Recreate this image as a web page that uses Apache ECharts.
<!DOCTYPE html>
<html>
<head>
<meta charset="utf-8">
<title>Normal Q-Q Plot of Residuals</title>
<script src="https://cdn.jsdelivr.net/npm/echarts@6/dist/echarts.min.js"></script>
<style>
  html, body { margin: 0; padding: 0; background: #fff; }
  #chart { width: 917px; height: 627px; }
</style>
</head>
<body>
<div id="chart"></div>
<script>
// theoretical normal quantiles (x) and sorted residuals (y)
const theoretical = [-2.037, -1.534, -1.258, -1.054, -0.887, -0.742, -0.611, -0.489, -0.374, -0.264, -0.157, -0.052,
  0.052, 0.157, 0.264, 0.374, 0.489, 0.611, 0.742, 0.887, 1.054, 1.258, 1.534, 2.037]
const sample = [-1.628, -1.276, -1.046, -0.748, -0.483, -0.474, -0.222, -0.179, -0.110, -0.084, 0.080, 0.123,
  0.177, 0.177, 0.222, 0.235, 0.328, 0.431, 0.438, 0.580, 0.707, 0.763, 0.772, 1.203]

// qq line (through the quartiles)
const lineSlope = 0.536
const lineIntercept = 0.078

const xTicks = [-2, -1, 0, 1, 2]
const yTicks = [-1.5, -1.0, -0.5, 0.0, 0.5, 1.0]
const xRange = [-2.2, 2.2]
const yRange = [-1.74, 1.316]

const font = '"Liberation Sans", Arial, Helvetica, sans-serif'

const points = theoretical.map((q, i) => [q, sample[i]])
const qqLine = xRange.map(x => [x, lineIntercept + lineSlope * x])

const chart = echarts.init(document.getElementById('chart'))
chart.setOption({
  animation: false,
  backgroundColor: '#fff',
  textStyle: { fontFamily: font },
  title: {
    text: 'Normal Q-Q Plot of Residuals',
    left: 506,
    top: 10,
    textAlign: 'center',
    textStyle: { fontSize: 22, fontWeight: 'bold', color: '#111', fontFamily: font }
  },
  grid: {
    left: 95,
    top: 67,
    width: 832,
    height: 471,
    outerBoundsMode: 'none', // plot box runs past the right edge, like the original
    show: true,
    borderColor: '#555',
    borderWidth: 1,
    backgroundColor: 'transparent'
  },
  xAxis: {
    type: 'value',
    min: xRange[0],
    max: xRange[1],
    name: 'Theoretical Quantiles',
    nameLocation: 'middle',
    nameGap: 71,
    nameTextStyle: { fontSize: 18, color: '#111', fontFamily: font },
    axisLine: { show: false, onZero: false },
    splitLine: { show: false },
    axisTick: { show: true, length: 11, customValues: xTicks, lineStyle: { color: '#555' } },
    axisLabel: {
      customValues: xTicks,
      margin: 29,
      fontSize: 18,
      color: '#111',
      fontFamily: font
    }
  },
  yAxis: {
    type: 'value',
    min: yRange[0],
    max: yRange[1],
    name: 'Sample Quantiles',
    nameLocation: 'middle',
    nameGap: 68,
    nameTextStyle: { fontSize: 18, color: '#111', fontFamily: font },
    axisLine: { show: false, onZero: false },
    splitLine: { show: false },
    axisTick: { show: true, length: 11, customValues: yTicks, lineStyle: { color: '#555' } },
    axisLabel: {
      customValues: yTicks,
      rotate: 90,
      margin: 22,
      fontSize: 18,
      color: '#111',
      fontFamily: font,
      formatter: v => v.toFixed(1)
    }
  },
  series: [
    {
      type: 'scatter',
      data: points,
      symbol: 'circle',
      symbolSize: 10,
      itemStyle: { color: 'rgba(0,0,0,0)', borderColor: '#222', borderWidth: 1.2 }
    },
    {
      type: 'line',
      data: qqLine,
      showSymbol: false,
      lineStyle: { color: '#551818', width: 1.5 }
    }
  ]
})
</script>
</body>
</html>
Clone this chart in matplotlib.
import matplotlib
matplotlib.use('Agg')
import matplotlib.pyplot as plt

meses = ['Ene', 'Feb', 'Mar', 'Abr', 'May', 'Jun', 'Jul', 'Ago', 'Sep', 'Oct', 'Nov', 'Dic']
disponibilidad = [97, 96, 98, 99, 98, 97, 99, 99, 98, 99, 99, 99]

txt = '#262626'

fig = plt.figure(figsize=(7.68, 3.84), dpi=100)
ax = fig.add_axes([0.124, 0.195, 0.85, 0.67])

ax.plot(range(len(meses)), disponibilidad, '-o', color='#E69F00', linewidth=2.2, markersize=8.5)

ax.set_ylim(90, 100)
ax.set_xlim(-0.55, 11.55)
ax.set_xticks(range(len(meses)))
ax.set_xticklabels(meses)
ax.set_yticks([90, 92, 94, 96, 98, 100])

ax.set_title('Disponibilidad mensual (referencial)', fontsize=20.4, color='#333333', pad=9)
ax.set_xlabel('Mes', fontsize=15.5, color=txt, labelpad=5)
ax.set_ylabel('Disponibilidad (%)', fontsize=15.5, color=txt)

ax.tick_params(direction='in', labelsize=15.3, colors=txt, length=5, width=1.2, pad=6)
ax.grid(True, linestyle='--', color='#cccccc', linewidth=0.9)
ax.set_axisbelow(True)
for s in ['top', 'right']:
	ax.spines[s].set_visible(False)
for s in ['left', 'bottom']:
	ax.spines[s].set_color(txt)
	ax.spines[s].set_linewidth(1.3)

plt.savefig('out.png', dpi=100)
--
Work instructions >>
Transcribe each entry precisely, missing none.

Solution to the exercise >>
Recreate this image as a web page that uses Apache ECharts.
<!DOCTYPE html>
<html>
<head>
<meta charset="utf-8">
<title>Normal Q-Q Plot of Residuals</title>
<script src="https://cdn.jsdelivr.net/npm/echarts@6/dist/echarts.min.js"></script>
<style>
  html, body { margin: 0; padding: 0; background: #fff; }
  #chart { width: 917px; height: 627px; }
</style>
</head>
<body>
<div id="chart"></div>
<script>
// theoretical normal quantiles (x) and sorted residuals (y)
const theoretical = [-2.037, -1.534, -1.258, -1.054, -0.887, -0.742, -0.611, -0.489, -0.374, -0.264, -0.157, -0.052,
  0.052, 0.157, 0.264, 0.374, 0.489, 0.611, 0.742, 0.887, 1.054, 1.258, 1.534, 2.037]
const sample = [-1.628, -1.276, -1.046, -0.748, -0.483, -0.474, -0.222, -0.179, -0.110, -0.084, 0.080, 0.123,
  0.177, 0.177, 0.222, 0.235, 0.328, 0.431, 0.438, 0.580, 0.707, 0.763, 0.772, 1.203]

// qq line (through the quartiles)
const lineSlope = 0.536
const lineIntercept = 0.078

const xTicks = [-2, -1, 0, 1, 2]
const yTicks = [-1.5, -1.0, -0.5, 0.0, 0.5, 1.0]
const xRange = [-2.2, 2.2]
const yRange = [-1.74, 1.316]

const font = '"Liberation Sans", Arial, Helvetica, sans-serif'

const points = theoretical.map((q, i) => [q, sample[i]])
const qqLine = xRange.map(x => [x, lineIntercept + lineSlope * x])

const chart = echarts.init(document.getElementById('chart'))
chart.setOption({
  animation: false,
  backgroundColor: '#fff',
  textStyle: { fontFamily: font },
  title: {
    text: 'Normal Q-Q Plot of Residuals',
    left: 506,
    top: 10,
    textAlign: 'center',
    textStyle: { fontSize: 22, fontWeight: 'bold', color: '#111', fontFamily: font }
  },
  grid: {
    left: 95,
    top: 67,
    width: 832,
    height: 471,
    outerBoundsMode: 'none', // plot box runs past the right edge, like the original
    show: true,
    borderColor: '#555',
    borderWidth: 1,
    backgroundColor: 'transparent'
  },
  xAxis: {
    type: 'value',
    min: xRange[0],
    max: xRange[1],
    name: 'Theoretical Quantiles',
    nameLocation: 'middle',
    nameGap: 71,
    nameTextStyle: { fontSize: 18, color: '#111', fontFamily: font },
    axisLine: { show: false, onZero: false },
    splitLine: { show: false },
    axisTick: { show: true, length: 11, customValues: xTicks, lineStyle: { color: '#555' } },
    axisLabel: {
      customValues: xTicks,
      margin: 29,
      fontSize: 18,
      color: '#111',
      fontFamily: font
    }
  },
  yAxis: {
    type: 'value',
    min: yRange[0],
    max: yRange[1],
    name: 'Sample Quantiles',
    nameLocation: 'middle',
    nameGap: 68,
    nameTextStyle: { fontSize: 18, color: '#111', fontFamily: font },
    axisLine: { show: false, onZero: false },
    splitLine: { show: false },
    axisTick: { show: true, length: 11, customValues: yTicks, lineStyle: { color: '#555' } },
    axisLabel: {
      customValues: yTicks,
      rotate: 90,
      margin: 22,
      fontSize: 18,
      color: '#111',
      fontFamily: font,
      formatter: v => v.toFixed(1)
    }
  },
  series: [
    {
      type: 'scatter',
      data: points,
      symbol: 'circle',
      symbolSize: 10,
      itemStyle: { color: 'rgba(0,0,0,0)', borderColor: '#222', borderWidth: 1.2 }
    },
    {
      type: 'line',
      data: qqLine,
      showSymbol: false,
      lineStyle: { color: '#551818', width: 1.5 }
    }
  ]
})
</script>
</body>
</html>
Clone this chart in matplotlib.
import matplotlib
matplotlib.use('Agg')
import matplotlib.pyplot as plt

meses = ['Ene', 'Feb', 'Mar', 'Abr', 'May', 'Jun', 'Jul', 'Ago', 'Sep', 'Oct', 'Nov', 'Dic']
disponibilidad = [97, 96, 98, 99, 98, 97, 99, 99, 98, 99, 99, 99]

txt = '#262626'

fig = plt.figure(figsize=(7.68, 3.84), dpi=100)
ax = fig.add_axes([0.124, 0.195, 0.85, 0.67])

ax.plot(range(len(meses)), disponibilidad, '-o', color='#E69F00', linewidth=2.2, markersize=8.5)

ax.set_ylim(90, 100)
ax.set_xlim(-0.55, 11.55)
ax.set_xticks(range(len(meses)))
ax.set_xticklabels(meses)
ax.set_yticks([90, 92, 94, 96, 98, 100])

ax.set_title('Disponibilidad mensual (referencial)', fontsize=20.4, color='#333333', pad=9)
ax.set_xlabel('Mes', fontsize=15.5, color=txt, labelpad=5)
ax.set_ylabel('Disponibilidad (%)', fontsize=15.5, color=txt)

ax.tick_params(direction='in', labelsize=15.3, colors=txt, length=5, width=1.2, pad=6)
ax.grid(True, linestyle='--', color='#cccccc', linewidth=0.9)
ax.set_axisbelow(True)
for s in ['top', 'right']:
	ax.spines[s].set_visible(False)
for s in ['left', 'bottom']:
	ax.spines[s].set_color(txt)
	ax.spines[s].set_linewidth(1.3)

plt.savefig('out.png', dpi=100)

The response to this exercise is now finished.